* DATA EXCERPTS:
####

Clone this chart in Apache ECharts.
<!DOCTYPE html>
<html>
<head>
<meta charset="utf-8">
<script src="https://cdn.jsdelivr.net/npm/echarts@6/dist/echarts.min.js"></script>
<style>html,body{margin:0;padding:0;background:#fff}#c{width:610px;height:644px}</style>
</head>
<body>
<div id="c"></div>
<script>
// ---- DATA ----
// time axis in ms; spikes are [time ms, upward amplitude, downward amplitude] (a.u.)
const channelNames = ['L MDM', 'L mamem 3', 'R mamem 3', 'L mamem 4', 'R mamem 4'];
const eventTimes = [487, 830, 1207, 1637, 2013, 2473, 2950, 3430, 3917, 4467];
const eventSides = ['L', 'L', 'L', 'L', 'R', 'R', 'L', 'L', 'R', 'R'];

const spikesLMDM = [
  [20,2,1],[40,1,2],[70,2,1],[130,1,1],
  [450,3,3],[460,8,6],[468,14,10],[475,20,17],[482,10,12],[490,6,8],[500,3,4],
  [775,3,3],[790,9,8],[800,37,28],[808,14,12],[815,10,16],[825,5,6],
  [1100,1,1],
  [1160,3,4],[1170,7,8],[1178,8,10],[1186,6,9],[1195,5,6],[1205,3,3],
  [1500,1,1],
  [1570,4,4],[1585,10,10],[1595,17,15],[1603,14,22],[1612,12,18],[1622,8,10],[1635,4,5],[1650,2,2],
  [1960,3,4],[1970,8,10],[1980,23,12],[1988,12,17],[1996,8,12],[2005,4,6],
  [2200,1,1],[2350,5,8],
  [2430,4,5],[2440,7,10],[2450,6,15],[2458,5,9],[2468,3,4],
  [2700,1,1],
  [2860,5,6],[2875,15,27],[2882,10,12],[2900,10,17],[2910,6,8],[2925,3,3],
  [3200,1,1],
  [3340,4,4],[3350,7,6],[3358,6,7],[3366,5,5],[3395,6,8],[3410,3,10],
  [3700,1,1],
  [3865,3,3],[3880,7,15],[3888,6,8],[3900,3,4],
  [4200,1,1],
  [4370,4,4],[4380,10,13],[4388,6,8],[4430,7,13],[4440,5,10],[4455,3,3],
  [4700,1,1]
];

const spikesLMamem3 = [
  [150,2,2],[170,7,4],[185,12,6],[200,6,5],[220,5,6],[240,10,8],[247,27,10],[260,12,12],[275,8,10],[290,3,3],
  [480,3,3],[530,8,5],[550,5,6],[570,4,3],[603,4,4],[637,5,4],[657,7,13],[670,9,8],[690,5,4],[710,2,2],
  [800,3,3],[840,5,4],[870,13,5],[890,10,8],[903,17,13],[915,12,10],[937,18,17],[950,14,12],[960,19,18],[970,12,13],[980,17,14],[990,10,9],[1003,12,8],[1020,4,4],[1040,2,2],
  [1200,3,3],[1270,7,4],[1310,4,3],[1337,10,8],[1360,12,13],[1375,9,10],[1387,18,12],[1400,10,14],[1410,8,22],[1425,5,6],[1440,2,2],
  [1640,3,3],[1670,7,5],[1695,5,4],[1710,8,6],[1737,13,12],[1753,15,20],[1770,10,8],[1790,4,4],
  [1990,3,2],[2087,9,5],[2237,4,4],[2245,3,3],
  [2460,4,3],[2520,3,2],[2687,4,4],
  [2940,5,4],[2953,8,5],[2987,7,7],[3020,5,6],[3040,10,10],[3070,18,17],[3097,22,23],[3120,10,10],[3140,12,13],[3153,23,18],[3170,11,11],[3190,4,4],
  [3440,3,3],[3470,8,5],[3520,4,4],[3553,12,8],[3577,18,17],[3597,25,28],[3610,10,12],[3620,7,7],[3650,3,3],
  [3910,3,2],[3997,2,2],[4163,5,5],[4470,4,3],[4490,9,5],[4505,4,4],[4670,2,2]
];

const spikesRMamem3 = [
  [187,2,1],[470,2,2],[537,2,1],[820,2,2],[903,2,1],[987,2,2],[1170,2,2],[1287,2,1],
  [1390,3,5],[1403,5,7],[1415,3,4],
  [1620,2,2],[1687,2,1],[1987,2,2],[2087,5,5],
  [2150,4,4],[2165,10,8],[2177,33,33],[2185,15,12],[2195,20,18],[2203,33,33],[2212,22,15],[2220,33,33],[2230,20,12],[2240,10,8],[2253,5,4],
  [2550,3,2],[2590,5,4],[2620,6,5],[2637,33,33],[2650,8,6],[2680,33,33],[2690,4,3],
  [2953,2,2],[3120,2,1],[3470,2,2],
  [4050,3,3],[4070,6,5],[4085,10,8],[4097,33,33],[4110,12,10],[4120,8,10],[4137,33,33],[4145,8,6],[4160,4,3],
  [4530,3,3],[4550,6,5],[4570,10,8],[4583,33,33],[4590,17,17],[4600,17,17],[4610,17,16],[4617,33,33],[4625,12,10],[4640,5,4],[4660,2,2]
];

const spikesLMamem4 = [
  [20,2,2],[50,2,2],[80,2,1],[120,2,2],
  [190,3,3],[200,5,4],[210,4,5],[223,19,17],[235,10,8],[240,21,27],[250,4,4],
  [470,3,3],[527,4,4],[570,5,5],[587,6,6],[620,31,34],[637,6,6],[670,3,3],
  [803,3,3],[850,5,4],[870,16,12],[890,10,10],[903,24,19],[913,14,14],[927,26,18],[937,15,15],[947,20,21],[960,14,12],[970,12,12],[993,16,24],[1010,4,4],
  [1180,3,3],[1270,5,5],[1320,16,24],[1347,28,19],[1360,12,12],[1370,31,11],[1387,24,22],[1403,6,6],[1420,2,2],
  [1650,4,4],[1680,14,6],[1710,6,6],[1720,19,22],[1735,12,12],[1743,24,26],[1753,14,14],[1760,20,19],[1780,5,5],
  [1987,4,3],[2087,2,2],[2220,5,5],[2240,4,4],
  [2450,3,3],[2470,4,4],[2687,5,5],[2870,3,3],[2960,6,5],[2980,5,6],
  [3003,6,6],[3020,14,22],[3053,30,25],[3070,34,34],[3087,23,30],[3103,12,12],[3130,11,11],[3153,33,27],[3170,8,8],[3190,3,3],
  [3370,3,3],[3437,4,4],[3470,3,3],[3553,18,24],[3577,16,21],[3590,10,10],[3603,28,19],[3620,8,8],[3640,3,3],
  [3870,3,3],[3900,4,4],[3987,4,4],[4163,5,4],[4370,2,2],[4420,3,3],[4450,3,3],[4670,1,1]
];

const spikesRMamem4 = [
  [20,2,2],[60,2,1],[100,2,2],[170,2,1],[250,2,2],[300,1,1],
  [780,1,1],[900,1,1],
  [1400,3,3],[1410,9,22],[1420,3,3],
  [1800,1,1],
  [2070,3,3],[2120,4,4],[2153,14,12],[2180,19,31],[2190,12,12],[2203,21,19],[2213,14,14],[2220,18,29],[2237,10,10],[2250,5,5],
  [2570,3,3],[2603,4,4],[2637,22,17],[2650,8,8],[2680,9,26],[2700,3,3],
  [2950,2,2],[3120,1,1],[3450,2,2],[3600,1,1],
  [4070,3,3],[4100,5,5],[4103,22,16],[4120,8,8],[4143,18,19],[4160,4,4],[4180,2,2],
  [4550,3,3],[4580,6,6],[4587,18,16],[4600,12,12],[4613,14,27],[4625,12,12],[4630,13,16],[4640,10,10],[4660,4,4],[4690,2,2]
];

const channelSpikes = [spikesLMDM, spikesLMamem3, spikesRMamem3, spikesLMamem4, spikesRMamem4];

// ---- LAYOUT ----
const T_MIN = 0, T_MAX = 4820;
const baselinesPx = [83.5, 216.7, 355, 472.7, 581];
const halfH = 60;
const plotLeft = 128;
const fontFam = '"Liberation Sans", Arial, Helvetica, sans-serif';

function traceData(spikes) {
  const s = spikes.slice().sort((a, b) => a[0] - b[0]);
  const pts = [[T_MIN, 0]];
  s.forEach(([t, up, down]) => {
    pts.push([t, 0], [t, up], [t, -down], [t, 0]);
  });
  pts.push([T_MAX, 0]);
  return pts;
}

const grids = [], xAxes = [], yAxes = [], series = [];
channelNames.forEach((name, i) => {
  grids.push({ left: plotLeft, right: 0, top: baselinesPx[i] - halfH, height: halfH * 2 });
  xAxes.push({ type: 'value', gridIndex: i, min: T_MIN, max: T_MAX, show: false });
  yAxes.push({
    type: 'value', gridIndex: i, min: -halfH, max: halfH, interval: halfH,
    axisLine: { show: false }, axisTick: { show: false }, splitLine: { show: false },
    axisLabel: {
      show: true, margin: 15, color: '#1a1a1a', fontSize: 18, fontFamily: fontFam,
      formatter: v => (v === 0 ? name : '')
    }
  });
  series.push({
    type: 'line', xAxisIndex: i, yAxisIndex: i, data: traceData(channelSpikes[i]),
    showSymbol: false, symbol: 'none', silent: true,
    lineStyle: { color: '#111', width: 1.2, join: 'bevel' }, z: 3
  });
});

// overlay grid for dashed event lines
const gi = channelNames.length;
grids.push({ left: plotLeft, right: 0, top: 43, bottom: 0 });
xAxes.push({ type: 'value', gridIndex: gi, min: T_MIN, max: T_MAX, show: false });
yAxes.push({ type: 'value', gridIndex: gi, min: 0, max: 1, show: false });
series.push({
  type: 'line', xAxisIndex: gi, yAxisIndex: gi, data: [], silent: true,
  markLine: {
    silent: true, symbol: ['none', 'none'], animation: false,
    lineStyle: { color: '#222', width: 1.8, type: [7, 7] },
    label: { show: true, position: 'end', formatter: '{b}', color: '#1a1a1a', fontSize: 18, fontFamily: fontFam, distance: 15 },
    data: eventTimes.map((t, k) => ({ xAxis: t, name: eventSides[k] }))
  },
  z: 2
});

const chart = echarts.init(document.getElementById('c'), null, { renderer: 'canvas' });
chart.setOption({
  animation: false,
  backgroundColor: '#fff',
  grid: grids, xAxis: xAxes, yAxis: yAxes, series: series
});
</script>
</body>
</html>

####

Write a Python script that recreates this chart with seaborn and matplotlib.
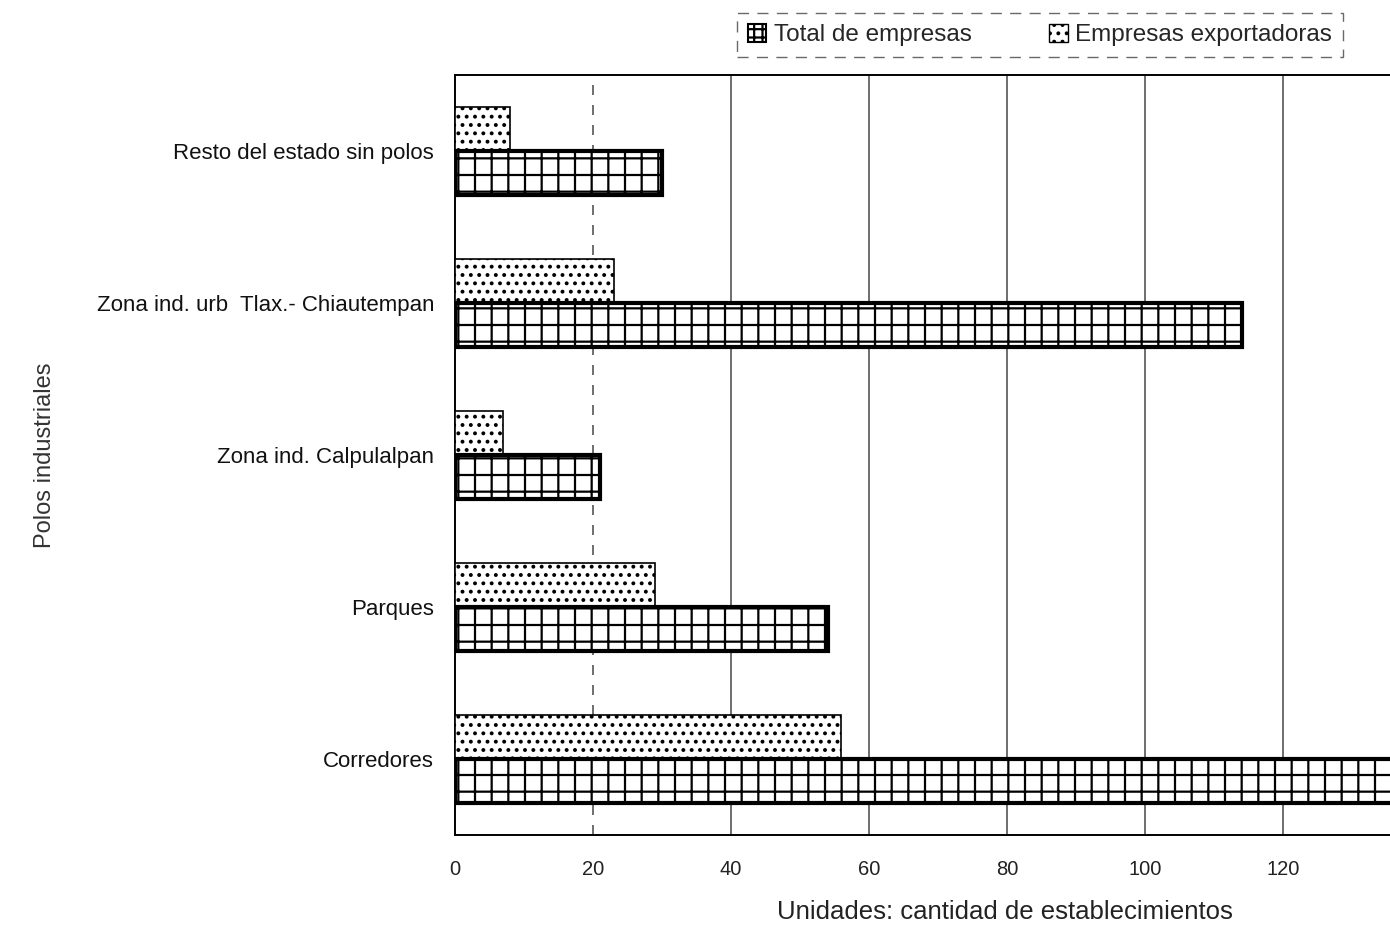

####

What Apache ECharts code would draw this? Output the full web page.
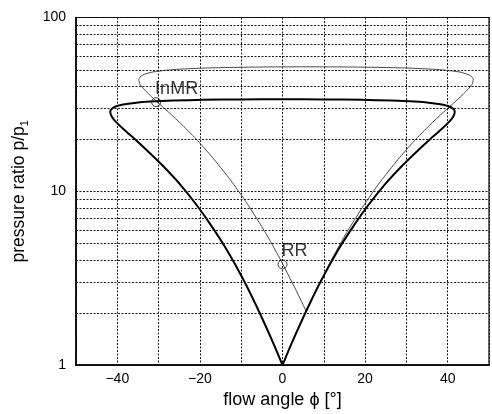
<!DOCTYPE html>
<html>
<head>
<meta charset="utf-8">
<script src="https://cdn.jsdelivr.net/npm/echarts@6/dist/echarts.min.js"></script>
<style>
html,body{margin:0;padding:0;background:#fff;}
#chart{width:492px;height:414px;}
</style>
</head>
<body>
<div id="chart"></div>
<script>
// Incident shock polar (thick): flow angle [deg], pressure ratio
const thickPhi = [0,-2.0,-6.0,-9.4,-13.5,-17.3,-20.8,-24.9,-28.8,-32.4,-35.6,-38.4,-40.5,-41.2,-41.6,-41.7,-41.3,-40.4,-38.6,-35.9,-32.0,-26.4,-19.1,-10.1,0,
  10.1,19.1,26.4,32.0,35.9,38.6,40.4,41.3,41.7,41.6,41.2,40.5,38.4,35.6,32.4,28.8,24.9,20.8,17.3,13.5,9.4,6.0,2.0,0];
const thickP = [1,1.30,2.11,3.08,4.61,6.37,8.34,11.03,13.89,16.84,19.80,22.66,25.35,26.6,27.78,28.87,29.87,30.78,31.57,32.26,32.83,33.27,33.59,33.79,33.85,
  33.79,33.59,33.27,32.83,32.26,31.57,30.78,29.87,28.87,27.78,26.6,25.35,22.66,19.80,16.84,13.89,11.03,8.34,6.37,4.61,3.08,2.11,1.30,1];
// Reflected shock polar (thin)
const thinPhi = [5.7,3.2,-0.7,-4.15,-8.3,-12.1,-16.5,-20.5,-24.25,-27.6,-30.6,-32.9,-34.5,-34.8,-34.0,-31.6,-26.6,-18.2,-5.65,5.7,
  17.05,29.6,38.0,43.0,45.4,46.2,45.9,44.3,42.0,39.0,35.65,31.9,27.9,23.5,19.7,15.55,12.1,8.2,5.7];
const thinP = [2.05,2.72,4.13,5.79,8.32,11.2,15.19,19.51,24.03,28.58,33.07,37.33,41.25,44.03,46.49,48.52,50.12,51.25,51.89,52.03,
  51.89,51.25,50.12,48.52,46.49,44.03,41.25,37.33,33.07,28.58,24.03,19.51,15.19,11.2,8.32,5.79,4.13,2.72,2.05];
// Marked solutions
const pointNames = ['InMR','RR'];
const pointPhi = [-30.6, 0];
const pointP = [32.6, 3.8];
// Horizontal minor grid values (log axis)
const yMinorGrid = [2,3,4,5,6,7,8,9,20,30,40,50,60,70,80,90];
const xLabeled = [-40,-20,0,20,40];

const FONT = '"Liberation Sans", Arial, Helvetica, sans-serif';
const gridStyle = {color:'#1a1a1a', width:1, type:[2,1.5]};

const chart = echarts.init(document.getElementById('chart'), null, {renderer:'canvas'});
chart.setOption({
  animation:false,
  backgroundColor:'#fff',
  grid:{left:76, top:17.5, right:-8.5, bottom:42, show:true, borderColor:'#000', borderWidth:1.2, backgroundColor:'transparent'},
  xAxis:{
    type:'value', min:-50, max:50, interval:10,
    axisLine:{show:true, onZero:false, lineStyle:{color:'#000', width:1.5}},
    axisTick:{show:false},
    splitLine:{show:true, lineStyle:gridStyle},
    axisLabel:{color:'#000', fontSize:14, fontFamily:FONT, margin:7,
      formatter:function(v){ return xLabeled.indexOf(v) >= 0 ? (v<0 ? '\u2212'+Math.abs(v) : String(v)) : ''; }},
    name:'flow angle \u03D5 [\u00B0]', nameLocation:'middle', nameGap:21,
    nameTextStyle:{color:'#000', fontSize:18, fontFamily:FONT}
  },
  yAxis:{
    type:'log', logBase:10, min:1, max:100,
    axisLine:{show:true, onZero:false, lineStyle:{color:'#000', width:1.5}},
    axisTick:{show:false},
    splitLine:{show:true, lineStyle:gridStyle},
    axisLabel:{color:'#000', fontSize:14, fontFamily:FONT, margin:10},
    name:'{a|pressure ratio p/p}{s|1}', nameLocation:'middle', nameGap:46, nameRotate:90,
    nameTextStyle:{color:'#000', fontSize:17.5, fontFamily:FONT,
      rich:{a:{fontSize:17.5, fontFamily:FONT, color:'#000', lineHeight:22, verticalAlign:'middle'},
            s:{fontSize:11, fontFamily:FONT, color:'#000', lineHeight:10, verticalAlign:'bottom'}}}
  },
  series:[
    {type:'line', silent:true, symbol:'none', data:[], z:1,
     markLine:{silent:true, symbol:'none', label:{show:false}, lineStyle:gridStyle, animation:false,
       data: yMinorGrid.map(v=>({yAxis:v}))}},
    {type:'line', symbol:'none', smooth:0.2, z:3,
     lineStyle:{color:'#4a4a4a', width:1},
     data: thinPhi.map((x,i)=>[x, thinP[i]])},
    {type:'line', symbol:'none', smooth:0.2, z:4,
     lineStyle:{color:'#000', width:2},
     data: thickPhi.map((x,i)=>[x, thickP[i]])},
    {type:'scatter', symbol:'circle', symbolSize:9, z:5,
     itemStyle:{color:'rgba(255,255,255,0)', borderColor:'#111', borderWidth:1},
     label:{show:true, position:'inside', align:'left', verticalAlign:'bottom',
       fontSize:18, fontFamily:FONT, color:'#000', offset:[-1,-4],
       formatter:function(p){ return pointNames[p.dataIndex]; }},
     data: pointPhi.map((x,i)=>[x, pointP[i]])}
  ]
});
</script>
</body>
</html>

####

* TASK OBJECTIVE: Tally every line of the listing that holds the string "script", then give the number by itself.

* SOLVED PROBLEM: 7